++++ Supplied material ++++

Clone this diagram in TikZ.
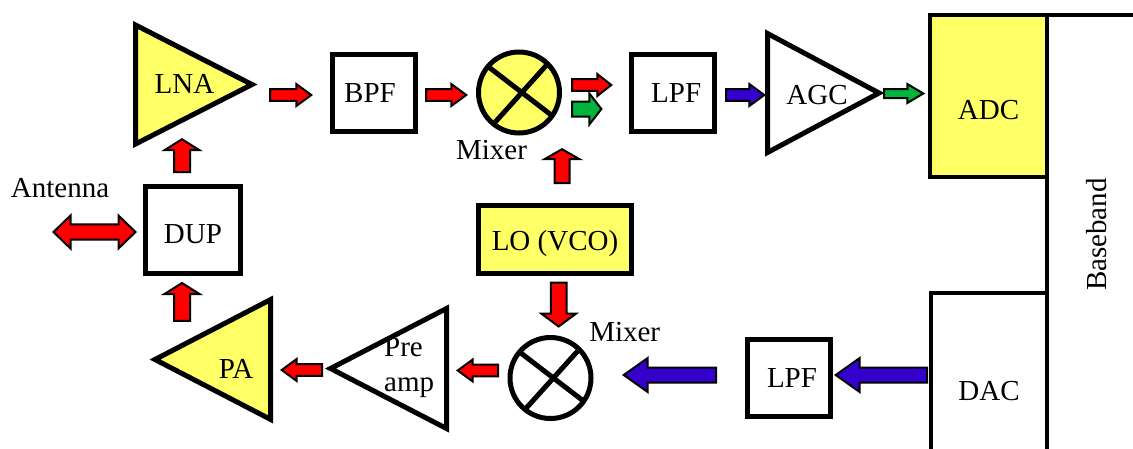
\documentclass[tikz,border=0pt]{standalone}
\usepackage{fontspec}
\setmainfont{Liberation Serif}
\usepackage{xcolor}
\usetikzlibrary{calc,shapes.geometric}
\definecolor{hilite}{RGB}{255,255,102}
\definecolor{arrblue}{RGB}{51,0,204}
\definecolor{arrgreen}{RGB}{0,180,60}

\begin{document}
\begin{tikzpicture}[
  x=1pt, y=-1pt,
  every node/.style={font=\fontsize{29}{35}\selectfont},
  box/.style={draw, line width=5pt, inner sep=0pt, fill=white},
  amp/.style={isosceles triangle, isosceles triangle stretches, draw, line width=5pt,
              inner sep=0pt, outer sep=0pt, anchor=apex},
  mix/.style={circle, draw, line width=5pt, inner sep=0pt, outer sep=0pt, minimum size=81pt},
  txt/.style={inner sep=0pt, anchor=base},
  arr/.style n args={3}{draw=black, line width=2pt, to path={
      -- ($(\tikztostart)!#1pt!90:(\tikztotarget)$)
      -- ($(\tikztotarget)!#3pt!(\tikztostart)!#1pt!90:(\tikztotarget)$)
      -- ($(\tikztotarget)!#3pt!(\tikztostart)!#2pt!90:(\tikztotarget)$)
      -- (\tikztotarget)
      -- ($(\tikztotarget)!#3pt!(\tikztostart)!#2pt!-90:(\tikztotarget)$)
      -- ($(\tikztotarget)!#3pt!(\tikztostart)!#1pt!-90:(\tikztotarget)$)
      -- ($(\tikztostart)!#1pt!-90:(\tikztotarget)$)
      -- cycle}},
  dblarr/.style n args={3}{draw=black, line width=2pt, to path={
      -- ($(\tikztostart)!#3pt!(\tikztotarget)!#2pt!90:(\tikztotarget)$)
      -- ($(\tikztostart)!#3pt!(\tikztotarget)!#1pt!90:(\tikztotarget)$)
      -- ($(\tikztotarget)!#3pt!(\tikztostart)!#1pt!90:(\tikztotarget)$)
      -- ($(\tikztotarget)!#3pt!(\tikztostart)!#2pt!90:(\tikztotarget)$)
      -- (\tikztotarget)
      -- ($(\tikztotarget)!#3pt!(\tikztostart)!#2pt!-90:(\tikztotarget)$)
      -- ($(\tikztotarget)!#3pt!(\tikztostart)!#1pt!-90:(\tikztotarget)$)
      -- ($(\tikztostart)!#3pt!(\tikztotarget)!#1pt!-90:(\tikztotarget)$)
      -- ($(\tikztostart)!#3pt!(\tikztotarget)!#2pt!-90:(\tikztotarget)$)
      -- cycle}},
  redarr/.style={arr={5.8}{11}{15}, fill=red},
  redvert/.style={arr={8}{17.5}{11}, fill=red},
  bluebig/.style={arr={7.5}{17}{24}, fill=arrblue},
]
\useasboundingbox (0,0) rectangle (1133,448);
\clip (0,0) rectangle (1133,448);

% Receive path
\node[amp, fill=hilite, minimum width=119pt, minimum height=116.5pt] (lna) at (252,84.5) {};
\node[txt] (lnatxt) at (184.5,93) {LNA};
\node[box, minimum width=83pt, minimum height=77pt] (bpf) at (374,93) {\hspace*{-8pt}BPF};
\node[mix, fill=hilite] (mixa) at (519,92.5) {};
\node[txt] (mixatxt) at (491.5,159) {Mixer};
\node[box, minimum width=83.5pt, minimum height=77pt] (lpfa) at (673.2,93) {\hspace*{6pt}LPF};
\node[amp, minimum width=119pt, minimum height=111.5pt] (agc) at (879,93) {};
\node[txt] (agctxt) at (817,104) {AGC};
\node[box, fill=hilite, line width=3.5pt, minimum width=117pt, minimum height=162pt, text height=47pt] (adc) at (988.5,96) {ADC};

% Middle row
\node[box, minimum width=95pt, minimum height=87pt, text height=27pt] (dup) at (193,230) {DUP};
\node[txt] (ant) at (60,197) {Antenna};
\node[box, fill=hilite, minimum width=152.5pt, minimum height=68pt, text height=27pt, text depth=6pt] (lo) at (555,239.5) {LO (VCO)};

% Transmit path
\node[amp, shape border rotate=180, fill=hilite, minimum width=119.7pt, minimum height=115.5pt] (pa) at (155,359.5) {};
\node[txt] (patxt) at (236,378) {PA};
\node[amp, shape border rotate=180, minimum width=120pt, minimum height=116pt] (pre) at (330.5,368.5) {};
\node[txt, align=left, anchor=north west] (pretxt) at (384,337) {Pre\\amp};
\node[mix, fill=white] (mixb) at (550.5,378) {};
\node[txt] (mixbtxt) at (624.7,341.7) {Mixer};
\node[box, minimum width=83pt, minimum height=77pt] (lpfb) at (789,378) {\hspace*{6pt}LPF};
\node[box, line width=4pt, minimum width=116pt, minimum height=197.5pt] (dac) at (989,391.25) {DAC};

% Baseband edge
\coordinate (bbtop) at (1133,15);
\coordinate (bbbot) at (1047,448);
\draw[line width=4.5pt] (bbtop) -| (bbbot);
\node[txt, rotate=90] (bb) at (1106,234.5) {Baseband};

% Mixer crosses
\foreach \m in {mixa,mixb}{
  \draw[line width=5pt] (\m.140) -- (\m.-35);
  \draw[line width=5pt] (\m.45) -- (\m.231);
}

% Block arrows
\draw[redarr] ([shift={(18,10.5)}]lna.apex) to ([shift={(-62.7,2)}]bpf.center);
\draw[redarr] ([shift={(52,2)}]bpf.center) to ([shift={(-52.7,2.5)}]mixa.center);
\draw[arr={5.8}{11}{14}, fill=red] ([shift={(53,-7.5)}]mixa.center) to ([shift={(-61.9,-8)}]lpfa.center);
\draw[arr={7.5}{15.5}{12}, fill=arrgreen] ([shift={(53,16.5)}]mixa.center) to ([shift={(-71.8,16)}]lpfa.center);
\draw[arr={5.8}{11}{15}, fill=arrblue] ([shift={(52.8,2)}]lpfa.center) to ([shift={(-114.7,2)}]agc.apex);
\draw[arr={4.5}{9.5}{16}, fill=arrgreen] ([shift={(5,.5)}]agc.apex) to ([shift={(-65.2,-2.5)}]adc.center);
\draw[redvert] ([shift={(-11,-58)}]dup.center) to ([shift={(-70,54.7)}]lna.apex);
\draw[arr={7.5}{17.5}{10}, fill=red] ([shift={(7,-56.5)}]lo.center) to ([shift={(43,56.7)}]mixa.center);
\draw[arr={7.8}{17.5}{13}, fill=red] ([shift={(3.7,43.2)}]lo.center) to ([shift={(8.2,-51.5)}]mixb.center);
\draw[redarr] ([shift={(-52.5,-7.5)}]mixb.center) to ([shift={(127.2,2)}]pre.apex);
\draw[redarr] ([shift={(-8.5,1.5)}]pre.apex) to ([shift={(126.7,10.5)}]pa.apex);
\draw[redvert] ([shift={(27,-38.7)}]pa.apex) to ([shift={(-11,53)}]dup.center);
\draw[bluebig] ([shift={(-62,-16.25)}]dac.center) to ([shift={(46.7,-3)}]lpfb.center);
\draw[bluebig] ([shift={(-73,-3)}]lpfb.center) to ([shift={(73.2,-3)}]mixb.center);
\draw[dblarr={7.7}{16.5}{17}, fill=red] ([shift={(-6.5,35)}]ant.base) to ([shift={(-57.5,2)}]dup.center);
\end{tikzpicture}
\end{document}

++++
++++ Supplied material ++++

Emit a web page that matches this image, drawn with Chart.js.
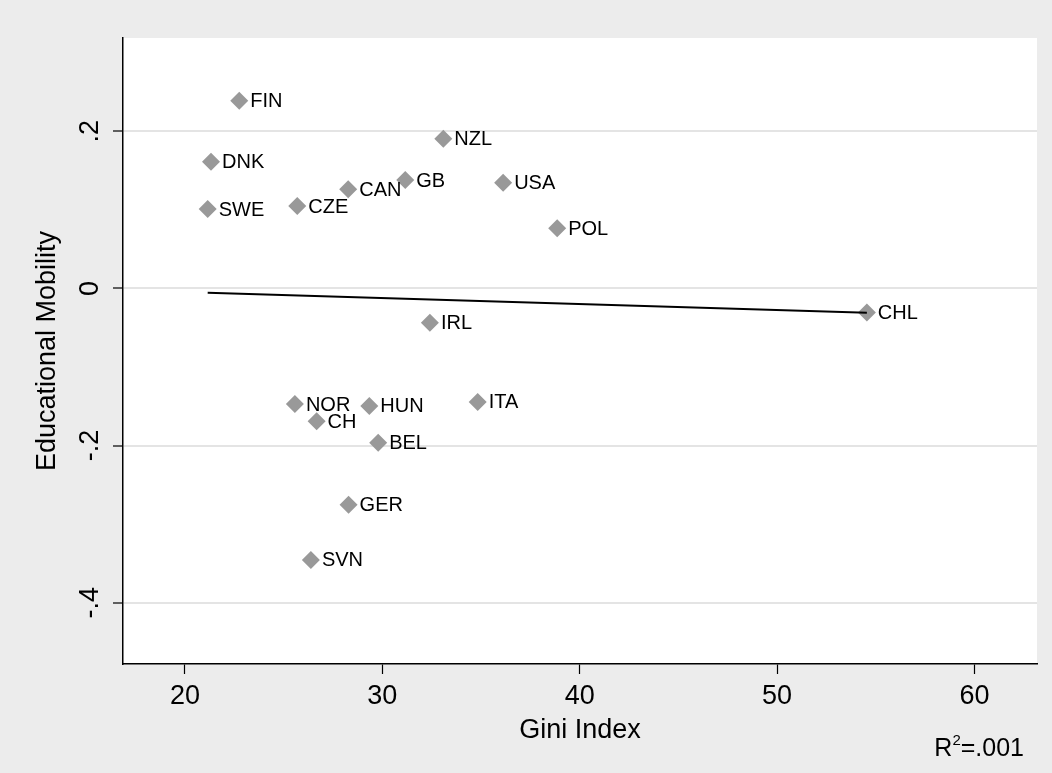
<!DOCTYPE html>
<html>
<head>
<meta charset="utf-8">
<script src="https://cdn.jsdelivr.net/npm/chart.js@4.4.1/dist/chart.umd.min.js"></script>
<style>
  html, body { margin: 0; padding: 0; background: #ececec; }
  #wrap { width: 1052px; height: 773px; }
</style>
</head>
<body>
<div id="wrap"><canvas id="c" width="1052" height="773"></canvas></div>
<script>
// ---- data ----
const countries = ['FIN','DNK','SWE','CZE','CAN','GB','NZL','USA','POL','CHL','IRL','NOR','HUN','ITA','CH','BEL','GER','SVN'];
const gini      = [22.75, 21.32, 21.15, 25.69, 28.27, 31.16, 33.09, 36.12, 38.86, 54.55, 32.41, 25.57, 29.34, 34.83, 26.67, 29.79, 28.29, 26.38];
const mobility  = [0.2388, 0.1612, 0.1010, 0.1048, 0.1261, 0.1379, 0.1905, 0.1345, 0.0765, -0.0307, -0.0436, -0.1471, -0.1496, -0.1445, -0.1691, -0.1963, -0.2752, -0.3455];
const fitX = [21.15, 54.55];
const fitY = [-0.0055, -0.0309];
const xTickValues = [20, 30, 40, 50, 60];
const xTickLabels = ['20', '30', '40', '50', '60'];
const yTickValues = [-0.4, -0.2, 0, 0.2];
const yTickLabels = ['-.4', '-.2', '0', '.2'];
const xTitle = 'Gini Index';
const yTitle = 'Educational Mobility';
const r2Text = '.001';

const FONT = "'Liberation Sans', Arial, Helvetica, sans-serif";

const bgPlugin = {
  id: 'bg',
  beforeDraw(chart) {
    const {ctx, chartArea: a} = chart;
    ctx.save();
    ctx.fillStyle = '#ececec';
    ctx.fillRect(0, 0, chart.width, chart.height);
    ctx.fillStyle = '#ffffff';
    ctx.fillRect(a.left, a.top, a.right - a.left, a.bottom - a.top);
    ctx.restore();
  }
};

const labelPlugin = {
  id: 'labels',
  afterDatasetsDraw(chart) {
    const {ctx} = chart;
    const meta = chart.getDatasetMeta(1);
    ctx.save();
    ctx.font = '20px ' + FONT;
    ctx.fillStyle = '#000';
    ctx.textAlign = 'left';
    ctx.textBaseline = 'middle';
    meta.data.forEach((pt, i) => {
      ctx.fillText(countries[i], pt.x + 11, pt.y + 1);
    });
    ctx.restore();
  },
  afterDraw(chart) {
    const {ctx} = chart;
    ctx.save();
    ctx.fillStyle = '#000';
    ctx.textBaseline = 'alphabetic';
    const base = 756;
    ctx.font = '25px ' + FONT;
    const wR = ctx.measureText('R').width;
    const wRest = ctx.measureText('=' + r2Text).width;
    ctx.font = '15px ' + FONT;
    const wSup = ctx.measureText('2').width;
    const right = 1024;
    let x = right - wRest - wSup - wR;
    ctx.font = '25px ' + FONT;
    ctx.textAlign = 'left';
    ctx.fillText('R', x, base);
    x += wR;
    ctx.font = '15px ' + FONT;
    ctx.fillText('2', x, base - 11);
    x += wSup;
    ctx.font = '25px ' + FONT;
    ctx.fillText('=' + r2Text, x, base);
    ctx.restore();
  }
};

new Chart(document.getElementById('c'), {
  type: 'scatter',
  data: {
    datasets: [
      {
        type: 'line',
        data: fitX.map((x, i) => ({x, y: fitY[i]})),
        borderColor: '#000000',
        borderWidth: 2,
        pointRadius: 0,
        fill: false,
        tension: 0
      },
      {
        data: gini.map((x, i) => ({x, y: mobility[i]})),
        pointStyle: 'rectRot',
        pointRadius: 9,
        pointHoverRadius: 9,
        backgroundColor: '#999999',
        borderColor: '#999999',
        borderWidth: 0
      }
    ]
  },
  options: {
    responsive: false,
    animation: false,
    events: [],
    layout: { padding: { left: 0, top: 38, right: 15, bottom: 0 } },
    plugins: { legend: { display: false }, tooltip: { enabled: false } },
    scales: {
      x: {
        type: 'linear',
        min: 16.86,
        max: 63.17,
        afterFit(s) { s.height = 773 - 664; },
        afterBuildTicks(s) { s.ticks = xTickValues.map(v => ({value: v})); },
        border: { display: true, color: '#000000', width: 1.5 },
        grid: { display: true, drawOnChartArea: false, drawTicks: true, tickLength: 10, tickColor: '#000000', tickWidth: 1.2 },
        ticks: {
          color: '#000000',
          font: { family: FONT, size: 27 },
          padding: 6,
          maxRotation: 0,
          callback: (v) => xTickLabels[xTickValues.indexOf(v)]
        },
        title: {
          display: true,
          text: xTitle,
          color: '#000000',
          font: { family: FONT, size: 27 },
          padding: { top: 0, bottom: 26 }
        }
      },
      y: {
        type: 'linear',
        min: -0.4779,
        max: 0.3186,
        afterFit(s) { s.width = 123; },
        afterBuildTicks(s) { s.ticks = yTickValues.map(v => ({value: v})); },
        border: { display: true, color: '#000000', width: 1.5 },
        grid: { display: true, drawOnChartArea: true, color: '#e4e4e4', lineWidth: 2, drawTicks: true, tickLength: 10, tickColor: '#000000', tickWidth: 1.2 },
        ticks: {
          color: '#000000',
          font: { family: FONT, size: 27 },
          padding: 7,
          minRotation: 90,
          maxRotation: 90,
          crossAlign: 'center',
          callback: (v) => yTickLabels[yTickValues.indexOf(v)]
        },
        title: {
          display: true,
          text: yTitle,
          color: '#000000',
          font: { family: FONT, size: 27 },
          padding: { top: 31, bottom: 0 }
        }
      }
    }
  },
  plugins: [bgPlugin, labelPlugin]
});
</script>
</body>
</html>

++++
++++ Supplied material ++++

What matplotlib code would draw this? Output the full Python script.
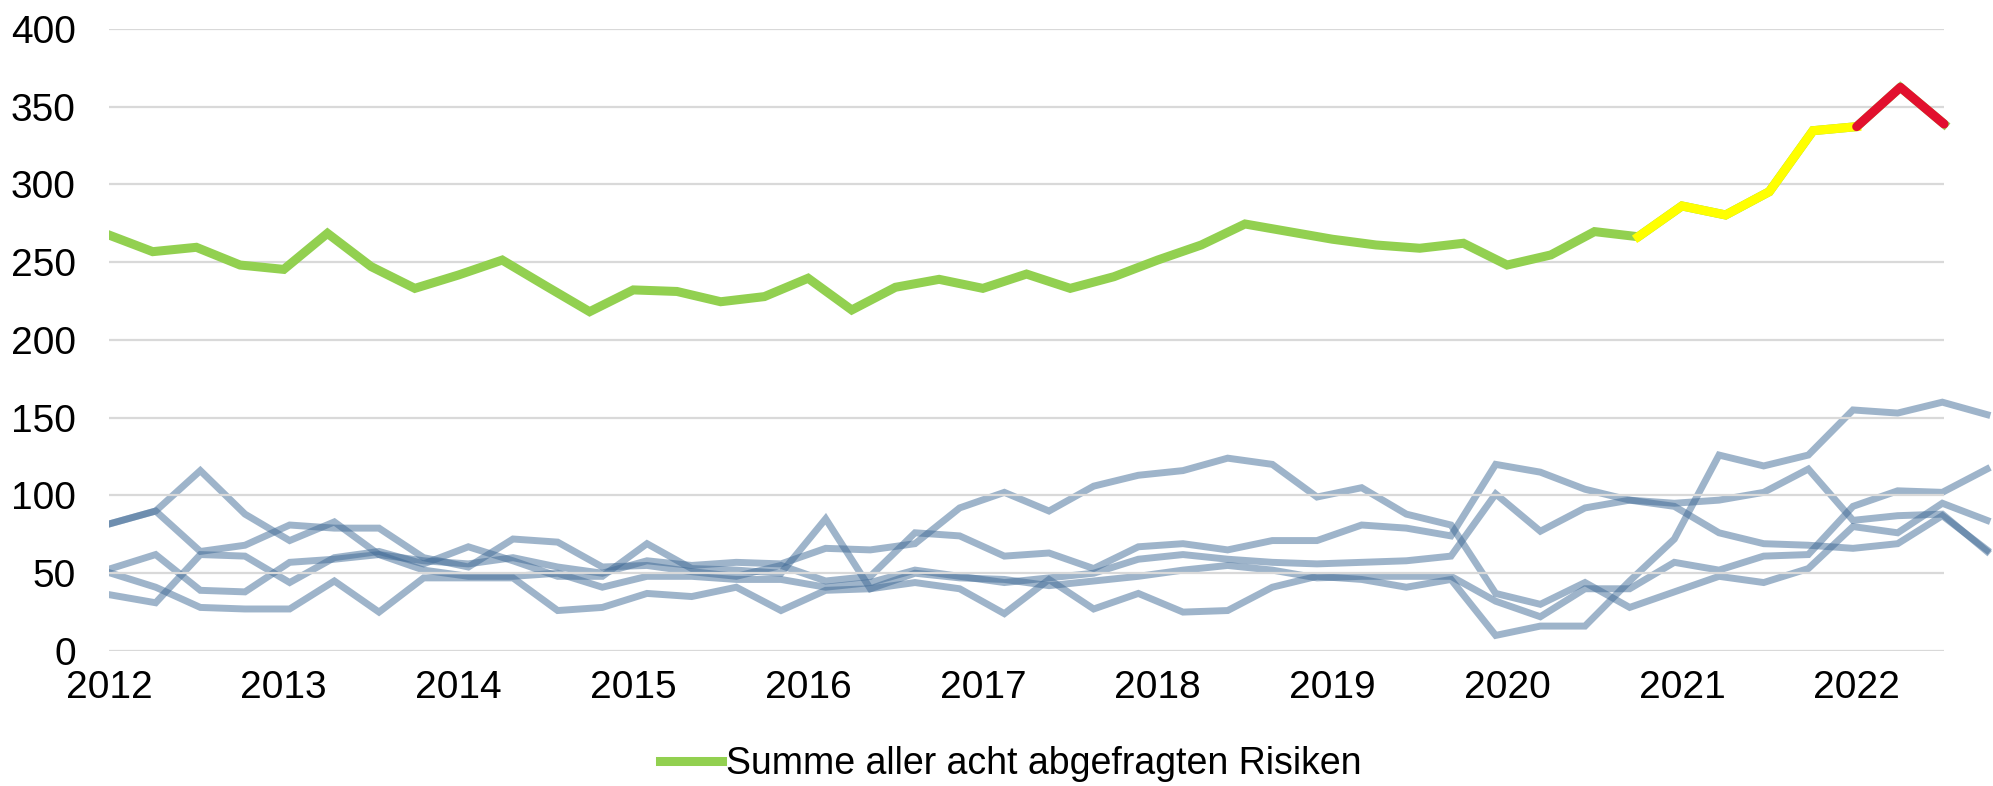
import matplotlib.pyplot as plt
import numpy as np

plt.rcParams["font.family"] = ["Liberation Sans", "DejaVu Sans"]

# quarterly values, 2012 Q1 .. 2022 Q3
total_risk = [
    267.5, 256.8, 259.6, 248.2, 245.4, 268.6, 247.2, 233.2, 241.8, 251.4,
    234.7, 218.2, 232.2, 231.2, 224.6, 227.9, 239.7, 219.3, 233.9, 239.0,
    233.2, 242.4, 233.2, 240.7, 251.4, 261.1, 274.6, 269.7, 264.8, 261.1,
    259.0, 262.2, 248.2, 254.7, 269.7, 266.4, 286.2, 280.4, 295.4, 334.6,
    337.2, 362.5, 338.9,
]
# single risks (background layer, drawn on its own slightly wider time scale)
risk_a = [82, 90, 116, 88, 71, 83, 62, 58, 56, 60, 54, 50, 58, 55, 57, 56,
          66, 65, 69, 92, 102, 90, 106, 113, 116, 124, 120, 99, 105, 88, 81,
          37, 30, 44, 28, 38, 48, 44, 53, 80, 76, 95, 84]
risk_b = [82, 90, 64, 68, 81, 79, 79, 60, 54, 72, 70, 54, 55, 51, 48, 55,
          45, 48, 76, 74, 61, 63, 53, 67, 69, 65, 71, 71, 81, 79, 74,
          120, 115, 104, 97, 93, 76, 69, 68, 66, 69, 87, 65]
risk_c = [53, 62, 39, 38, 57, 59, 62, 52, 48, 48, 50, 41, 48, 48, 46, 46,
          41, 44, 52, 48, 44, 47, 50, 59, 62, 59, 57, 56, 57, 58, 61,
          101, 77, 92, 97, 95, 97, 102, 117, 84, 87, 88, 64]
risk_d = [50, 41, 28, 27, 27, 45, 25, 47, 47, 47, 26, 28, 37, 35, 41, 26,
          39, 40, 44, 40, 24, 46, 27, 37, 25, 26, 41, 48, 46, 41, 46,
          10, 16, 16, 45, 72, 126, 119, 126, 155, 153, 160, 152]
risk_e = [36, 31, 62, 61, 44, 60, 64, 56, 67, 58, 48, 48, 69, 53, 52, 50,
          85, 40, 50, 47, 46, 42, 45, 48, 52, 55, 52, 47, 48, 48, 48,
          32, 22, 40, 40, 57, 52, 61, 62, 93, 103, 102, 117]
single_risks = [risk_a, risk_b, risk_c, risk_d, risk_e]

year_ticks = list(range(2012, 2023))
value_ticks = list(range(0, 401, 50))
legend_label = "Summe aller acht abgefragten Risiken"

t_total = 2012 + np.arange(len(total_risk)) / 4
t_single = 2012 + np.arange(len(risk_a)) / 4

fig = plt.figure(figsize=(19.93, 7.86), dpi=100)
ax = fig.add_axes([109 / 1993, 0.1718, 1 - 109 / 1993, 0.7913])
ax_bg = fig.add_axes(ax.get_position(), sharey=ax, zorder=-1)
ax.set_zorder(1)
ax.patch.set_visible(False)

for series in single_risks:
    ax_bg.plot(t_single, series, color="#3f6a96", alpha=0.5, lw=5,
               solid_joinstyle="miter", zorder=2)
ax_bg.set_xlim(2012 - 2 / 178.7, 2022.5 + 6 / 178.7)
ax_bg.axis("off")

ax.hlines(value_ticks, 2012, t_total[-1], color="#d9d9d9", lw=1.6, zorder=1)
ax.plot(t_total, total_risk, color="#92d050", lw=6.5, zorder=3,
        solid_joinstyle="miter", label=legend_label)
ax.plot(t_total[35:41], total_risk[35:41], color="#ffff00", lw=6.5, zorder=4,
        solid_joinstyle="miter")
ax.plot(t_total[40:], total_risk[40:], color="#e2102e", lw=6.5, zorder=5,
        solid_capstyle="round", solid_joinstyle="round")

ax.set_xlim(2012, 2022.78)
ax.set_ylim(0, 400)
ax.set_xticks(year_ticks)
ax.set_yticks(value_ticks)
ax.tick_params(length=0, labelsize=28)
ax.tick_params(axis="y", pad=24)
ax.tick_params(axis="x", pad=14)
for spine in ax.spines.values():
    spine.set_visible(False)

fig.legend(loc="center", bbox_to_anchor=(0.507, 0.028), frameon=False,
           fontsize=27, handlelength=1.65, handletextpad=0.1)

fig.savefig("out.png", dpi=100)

++++

▸ Instructions to follow
Find the string "script" in the records, then copy each line where it occurs.

▸ Result of the task
<script src="https://cdn.jsdelivr.net/npm/chart.js@4.4.1/dist/chart.umd.min.js"></script>
<script>
</script>
What matplotlib code would draw this? Output the full Python script.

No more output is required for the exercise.